Congress has rejected a bill to provide immediate relief from high gasoline and heating oil prices that included measures specifically aiding New England. Key lawmakers from oil-producing states engineered the defeat, saying what the nation really needs is a long-range policy to increase domestic production and to lessen dependence on foreign oil. In other news from 1973…
An interesting sychronicity of economic observations in Maine this week. A State Planning Office report says the prospect of slow, perhaps no, population growth here threatens to “slowly strangle” prosperity. A conference of economists in Portland concludes, once again, that the problem with Maine’s tax burden isn’t that taxes are particularly high but that Maine workers aren’t paid enough. A Microsoft executive speaking in Waterville wears a Hawaiian shirt and sandals, uses the word “cool” a lot, talks about how the key to his company’s success is that it rewards employees to the greatest extent possible and concludes by hoping his audience of Maine executives doesn’t think he’s from another planet. Not another planet, but certainly another state.
Just when you though you’d heard the last from Bob Jones University, you haven’t. After Gov. George W. Bush was criticized for appearing at the South Carolina fundamentalist school, BJU deleted from its Web site a statement by its president, Bob Jones III , that called Catholics and Mormons members of unChristian cults. Now the statement’s back, reposted, BJ III says, to refute the idea that it was removed “because of embarassment or cowardice.” We were kind of hoping it had been removed because of intelligence and decency.
Then there’s Eastern Connecticut State University, where students who commit minor infractions of campus rules can chose their punishment — perform community service, such as picking up litter, or attend an opera or other classical music performance. If they’re really bad, they might even have to read a book.

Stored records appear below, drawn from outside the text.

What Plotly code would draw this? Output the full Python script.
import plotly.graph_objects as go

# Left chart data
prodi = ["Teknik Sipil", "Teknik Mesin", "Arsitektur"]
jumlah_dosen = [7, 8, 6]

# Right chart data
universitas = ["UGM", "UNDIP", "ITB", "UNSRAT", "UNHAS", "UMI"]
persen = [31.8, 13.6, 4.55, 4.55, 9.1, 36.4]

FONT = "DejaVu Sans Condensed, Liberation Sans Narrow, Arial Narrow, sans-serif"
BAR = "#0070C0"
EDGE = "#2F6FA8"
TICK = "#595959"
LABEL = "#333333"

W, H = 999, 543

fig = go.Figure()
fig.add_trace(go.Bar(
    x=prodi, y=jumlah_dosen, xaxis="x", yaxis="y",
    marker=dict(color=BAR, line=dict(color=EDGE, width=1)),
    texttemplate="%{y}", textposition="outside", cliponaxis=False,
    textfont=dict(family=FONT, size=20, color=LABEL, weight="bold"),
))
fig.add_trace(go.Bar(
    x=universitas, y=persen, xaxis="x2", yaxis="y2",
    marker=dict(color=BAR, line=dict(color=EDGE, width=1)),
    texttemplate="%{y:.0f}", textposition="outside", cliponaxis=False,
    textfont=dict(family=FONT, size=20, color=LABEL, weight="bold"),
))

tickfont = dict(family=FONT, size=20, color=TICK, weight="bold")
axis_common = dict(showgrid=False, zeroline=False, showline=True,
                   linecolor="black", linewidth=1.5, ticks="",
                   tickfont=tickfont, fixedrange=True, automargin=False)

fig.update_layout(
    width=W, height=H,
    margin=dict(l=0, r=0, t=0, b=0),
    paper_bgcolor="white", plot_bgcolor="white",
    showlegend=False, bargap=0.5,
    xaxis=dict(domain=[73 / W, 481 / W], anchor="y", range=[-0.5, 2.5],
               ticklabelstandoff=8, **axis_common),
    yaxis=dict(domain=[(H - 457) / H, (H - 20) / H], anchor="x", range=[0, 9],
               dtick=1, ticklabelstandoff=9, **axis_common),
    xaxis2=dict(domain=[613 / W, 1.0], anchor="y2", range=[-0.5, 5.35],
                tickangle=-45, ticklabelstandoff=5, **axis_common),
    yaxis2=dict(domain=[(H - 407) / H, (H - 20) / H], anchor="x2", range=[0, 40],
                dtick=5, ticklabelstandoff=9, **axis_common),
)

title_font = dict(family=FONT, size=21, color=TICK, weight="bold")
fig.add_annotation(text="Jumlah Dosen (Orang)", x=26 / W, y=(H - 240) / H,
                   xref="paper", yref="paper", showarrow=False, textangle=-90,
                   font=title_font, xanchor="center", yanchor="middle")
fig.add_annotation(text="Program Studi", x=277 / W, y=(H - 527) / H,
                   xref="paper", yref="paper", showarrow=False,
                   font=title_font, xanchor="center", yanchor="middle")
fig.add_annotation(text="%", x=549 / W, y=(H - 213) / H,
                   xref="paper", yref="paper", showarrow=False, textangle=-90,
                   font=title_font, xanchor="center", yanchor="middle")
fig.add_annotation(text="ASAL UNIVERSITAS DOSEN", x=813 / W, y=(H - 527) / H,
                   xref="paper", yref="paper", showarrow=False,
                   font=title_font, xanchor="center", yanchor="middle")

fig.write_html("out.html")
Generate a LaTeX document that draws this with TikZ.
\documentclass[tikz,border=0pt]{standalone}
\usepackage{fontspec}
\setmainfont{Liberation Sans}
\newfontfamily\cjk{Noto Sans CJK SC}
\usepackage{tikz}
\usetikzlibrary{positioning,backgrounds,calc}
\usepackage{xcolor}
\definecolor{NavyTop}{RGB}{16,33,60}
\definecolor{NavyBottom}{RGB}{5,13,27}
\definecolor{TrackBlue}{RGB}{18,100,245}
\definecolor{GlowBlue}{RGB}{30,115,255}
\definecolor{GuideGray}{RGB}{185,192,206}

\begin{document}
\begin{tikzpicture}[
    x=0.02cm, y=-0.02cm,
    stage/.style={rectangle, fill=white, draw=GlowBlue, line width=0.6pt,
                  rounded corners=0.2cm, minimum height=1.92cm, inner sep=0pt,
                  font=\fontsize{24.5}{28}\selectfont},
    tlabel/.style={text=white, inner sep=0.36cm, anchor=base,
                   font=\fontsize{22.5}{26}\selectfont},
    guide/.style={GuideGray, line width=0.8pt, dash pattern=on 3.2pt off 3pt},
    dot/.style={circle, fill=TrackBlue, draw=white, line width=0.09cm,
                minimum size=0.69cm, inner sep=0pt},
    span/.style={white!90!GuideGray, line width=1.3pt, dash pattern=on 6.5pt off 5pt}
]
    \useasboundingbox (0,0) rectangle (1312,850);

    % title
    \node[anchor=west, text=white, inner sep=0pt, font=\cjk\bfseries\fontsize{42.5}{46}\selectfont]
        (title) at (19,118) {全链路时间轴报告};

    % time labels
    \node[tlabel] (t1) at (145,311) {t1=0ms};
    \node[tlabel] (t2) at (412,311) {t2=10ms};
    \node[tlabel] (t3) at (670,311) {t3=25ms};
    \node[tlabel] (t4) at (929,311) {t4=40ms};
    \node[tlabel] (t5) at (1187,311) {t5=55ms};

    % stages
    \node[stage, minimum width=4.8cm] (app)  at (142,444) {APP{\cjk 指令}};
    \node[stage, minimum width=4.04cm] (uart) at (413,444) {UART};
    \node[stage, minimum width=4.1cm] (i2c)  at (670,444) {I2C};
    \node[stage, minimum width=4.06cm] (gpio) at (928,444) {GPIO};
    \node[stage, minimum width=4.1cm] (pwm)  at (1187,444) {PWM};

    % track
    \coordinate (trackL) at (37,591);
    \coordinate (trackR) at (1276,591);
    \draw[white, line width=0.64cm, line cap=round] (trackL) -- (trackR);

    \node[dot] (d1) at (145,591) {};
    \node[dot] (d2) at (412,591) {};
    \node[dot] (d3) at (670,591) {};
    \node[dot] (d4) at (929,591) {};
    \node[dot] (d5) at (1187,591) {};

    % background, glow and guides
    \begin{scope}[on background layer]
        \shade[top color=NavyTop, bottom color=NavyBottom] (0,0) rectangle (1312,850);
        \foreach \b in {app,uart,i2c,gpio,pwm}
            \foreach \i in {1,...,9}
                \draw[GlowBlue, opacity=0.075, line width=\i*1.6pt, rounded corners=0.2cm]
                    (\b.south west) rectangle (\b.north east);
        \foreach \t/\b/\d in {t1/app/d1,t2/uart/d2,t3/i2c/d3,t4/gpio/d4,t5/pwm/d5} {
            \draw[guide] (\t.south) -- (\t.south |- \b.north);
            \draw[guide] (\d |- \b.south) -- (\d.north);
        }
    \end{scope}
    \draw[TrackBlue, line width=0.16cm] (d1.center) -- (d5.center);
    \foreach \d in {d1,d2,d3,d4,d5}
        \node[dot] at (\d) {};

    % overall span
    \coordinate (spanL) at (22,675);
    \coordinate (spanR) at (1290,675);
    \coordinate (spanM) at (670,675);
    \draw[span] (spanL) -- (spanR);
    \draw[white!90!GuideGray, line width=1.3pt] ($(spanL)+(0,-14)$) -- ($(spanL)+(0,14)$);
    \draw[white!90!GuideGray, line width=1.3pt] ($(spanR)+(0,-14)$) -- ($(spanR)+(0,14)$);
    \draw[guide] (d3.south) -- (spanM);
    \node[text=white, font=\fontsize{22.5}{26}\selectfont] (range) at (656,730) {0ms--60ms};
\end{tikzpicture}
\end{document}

PETA — People for the Ethical Treatment of Animals — kicked up quite a ruckus with the “Got Beer?” ad campaign it launched on college campuses. The intent, the group said, was to raise awareness of how milk exploits cows and harms humans. The result was a deluge of objections from health experts who pointed out that milk can be a good source of low-fat nutrition, that alcohol is a harmful, addictive substance, that binge drinking is a major problem on campus today and that drunk driving remains a national scourge. PETA has withdrawn the ads and promises in the future to remember that, when it comes to ethical treatment, people are animals, too.